- [Source excerpt]:
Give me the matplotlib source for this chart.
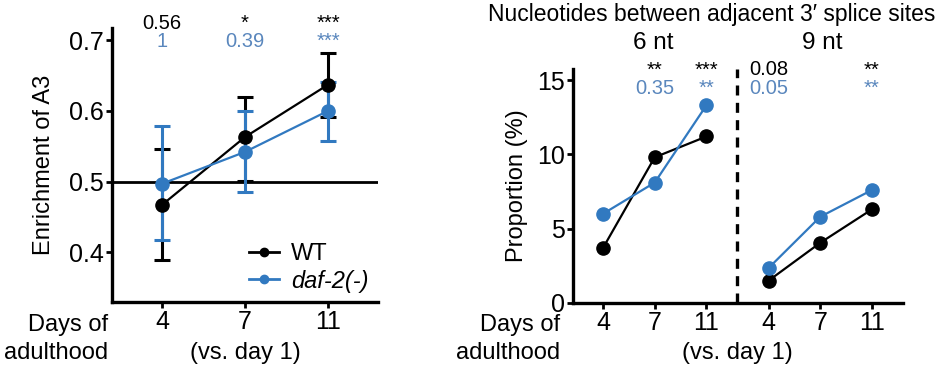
import matplotlib as mpl
mpl.use("Agg")
import matplotlib.pyplot as plt
from matplotlib.lines import Line2D

fsize = 17
mpl.rcParams['font.family'] = ['Liberation Sans', 'DejaVu Sans']
mpl.rcParams['font.size'] = fsize

black = "#000000"
blue = "#3179c0"
blue_txt = "#5a87bd"
afs = 14.5  # annotation font size

days = ["4", "7", "11"]

# left panel: enrichment of A3
wt_a3 = [0.467, 0.563, 0.637]
wt_a3_lo = [0.390, 0.501, 0.592]
wt_a3_hi = [0.546, 0.619, 0.681]
daf_a3 = [0.497, 0.542, 0.600]
daf_a3_lo = [0.418, 0.485, 0.558]
daf_a3_hi = [0.578, 0.600, 0.641]
wt_a3_sig = ["0.56", "*", "***"]
daf_a3_sig = ["1", "0.39", "***"]

# right panel: proportion (%)
wt_6nt = [3.7, 9.8, 11.2]
daf_6nt = [6.0, 8.1, 13.3]
wt_9nt = [1.5, 4.05, 6.3]
daf_9nt = [2.35, 5.8, 7.6]
wt_6_sig = ["", "**", "***"]
daf_6_sig = ["", "0.35", "**"]
wt_9_sig = ["0.08", "", "**"]
daf_9_sig = ["0.05", "", "**"]

fig = plt.figure(figsize=(9.46, 3.69), dpi=100)

def style(ax):
	for s in ["top", "right"]:
		ax.spines[s].set_visible(False)
	for s in ["left", "bottom"]:
		ax.spines[s].set_linewidth(2.4)
	ax.tick_params(width=2.0, length=4, labelsize=18, pad=2)

# ---- left
ax1 = fig.add_axes([112/946, 67/369, 266/946, 274/369])
style(ax1)
x1 = [1, 2, 3]
ax1.axhline(0.5, color=black, lw=2.0, zorder=1)
for vals, lo, hi, c in [(wt_a3, wt_a3_lo, wt_a3_hi, black), (daf_a3, daf_a3_lo, daf_a3_hi, blue)]:
	err = [[v - l for v, l in zip(vals, lo)], [h - v for v, h in zip(vals, hi)]]
	ax1.errorbar(x1, vals, yerr=err, color=c, lw=1.6, marker="o", ms=9.5,
		elinewidth=2.2, capsize=6, capthick=2.2, zorder=3)
ax1.set_xlim(0.4, 3.6)
ax1.set_ylim(0.33, 0.717)
ax1.set_yticks([0.4, 0.5, 0.6, 0.7])
ax1.set_xticks(x1)
ax1.set_xticklabels(days)
ax1.set_ylabel("Enrichment of A3", labelpad=10)
for i in range(3):
	ax1.text(x1[i], 0.7235, wt_a3_sig[i], color=black, ha="center", va="center", fontsize=afs, clip_on=False)
	ax1.text(x1[i], 0.698, daf_a3_sig[i], color=blue_txt, ha="center", va="center", fontsize=afs, clip_on=False)
handles = [Line2D([], [], color=black, marker="o", ms=6, lw=2),
	Line2D([], [], color=blue, marker="o", ms=6, lw=2)]
ax1.legend(handles, ["WT", "daf-2(-)"], loc="lower right", frameon=False, handlelength=1.3,
	handletextpad=0.5, borderaxespad=0.0, labelspacing=0.2, bbox_to_anchor=(1.0, 0.0))
leg = ax1.get_legend()
leg.get_texts()[1].set_style("italic")

# ---- right
ax2 = fig.add_axes([573/946, 66/369, 330/946, 234/369])
style(ax2)
xa = [1, 2, 3]
xb = [4.2, 5.2, 6.2]
ax2.plot(xa, wt_6nt, color=black, lw=1.6, marker="o", ms=9.5, zorder=3)
ax2.plot(xa, daf_6nt, color=blue, lw=1.6, marker="o", ms=9.5, zorder=3)
ax2.plot(xb, wt_9nt, color=black, lw=1.6, marker="o", ms=9.5, zorder=3)
ax2.plot(xb, daf_9nt, color=blue, lw=1.6, marker="o", ms=9.5, zorder=3)
ax2.axvline(3.6, color=black, lw=2.4, ls=(0, (3, 2.2)))
ax2.set_xlim(0.42, 6.8)
ax2.set_ylim(0, 15.74)
ax2.set_yticks([0, 5, 10, 15])
ax2.set_xticks(xa + xb)
ax2.set_xticklabels(days + days)
ax2.set_ylabel("Proportion (%)", labelpad=6)
for xs, ws, ds in [(xa, wt_6_sig, daf_6_sig), (xb, wt_9_sig, daf_9_sig)]:
	for i in range(3):
		ax2.text(xs[i], 15.68, ws[i], color=black, ha="center", va="center", fontsize=afs, clip_on=False)
		ax2.text(xs[i], 14.46, ds[i], color=blue_txt, ha="center", va="center", fontsize=afs, clip_on=False)

# ---- text outside axes
fig.text(712/946, 1 - 15/369, "Nucleotides between adjacent 3\u2032 splice sites", ha="center", va="center", fontsize=16.5)
fig.text(653/946, 1 - 43/369, "6 nt", ha="center", va="center", fontsize=17.5)
fig.text(822/946, 1 - 43/369, "9 nt", ha="center", va="center", fontsize=17.5)
for xr, xc in [(108, 245), (560, 737)]:
	fig.text(xr/946, 1 - 325/369, "Days of", ha="right", va="center", fontsize=fsize)
	fig.text(xr/946, 1 - 353/369, "adulthood", ha="right", va="center", fontsize=fsize)
	fig.text(xc/946, 1 - 353/369, "(vs. day 1)", ha="center", va="center", fontsize=fsize)

fig.savefig("out.png", dpi=100)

- [Aim]:
Return exactly what appears from the opening line of the material through the line with "annotation font size", apart from the pictures.

- [Expected answer]:
Give me the matplotlib source for this chart.
import matplotlib as mpl
mpl.use("Agg")
import matplotlib.pyplot as plt
from matplotlib.lines import Line2D

fsize = 17
mpl.rcParams['font.family'] = ['Liberation Sans', 'DejaVu Sans']
mpl.rcParams['font.size'] = fsize

black = "#000000"
blue = "#3179c0"
blue_txt = "#5a87bd"
afs = 14.5  # annotation font size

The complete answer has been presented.